Огромную и совершенно из ряда вон выходящую активность развил Авиром. Говорил он открыто и откровенно удивительные вещи в лицо офицерам-начальникам: «Вы сейчас должны открыть ворота и всех нас выпустить, если хотите остаться на своем месте и не отстать от событий. Вам здесь скоро делать будет нечего. Вы здесь окурки будете подметать, ведь у вас нет никакой специальности. А нас здесь не будет». Растерянное начальство не знало как реагировать на такую дерзость, а за Авиромом, как за мессией, ходила толпа.

Удивительную, гипнотическую власть на далекие расстояния имел Сталин. Кончился он — властьимущие почувствовали свою неуместность, почувствовали, что их система заколебалась.

У Миши Кудинова с Авиромом был спор, который я разнимал. Авиром утверждал, что к осени мы будем дома. Миша сомневался. В заклад шла посылка Авирома, если он проигрывал, а Миша, если проигрывал, обязывался поить участников спора в ресторане «Прага» в Москве. Интересно, что оба оказались правы — осенью мы были еще в лагере, но позже все оказались дома — все, кроме Авирома. Как я уже говорил, летом 1954 года он скончался в лазарете от гипертонии, так и не увидев свободы.
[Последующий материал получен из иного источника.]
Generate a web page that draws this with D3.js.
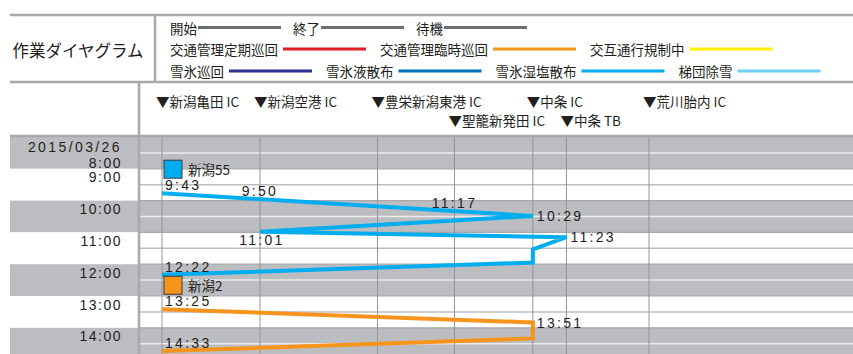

Уже в Москве на квартире у Владимира Павловича я познакомился с вдовой Авирома, пожилой, тихой женщиной, которой много рассказывал о ее муже, таком странном и противоречивом человеке. Миша Кудинов, вспоминая те времена, как-то добавил еще одну черточку в портрет этого человека. Однажды Авиром обратился к нему с таким предложением: «Нам надо повлиять на свою судьбу, надо обратить внимание на наше бедственное положение. Нужна кровь. Я первый пойду на зону, но надо, чтобы со мной было больше людей», — то есть предлагалась провокация со стрельбой. Мишу он убеждал собрать такую команду. Миша наотрез отказался.

Весной того же года Владимиру Павловичу Эфроимсону предложили заведовать лазаретной лабораторией. Когда он мне это сообщил, я сказал: берите меня в помощники. Через некоторое время он стал заведовать той самой лабораторией, из которой его выжили коллеги в 1950 году. Чуть позже у меня состоялся разговор с начальницей лазарета, капитаном медицинской службы Кларой Аароновной Файнблут. Эта встреча была устроена, конечно, Владимиром Павловичем. Начальница спросила, где я работал все это время, и что я могу делать в лаборатории. В конце разговора сказала, что все анализы, сделанные мной, будет подписывать Эфроимсон. Доверяли ему, а не мне; надо мною тяготело долгое пребывание в режимной бригаде.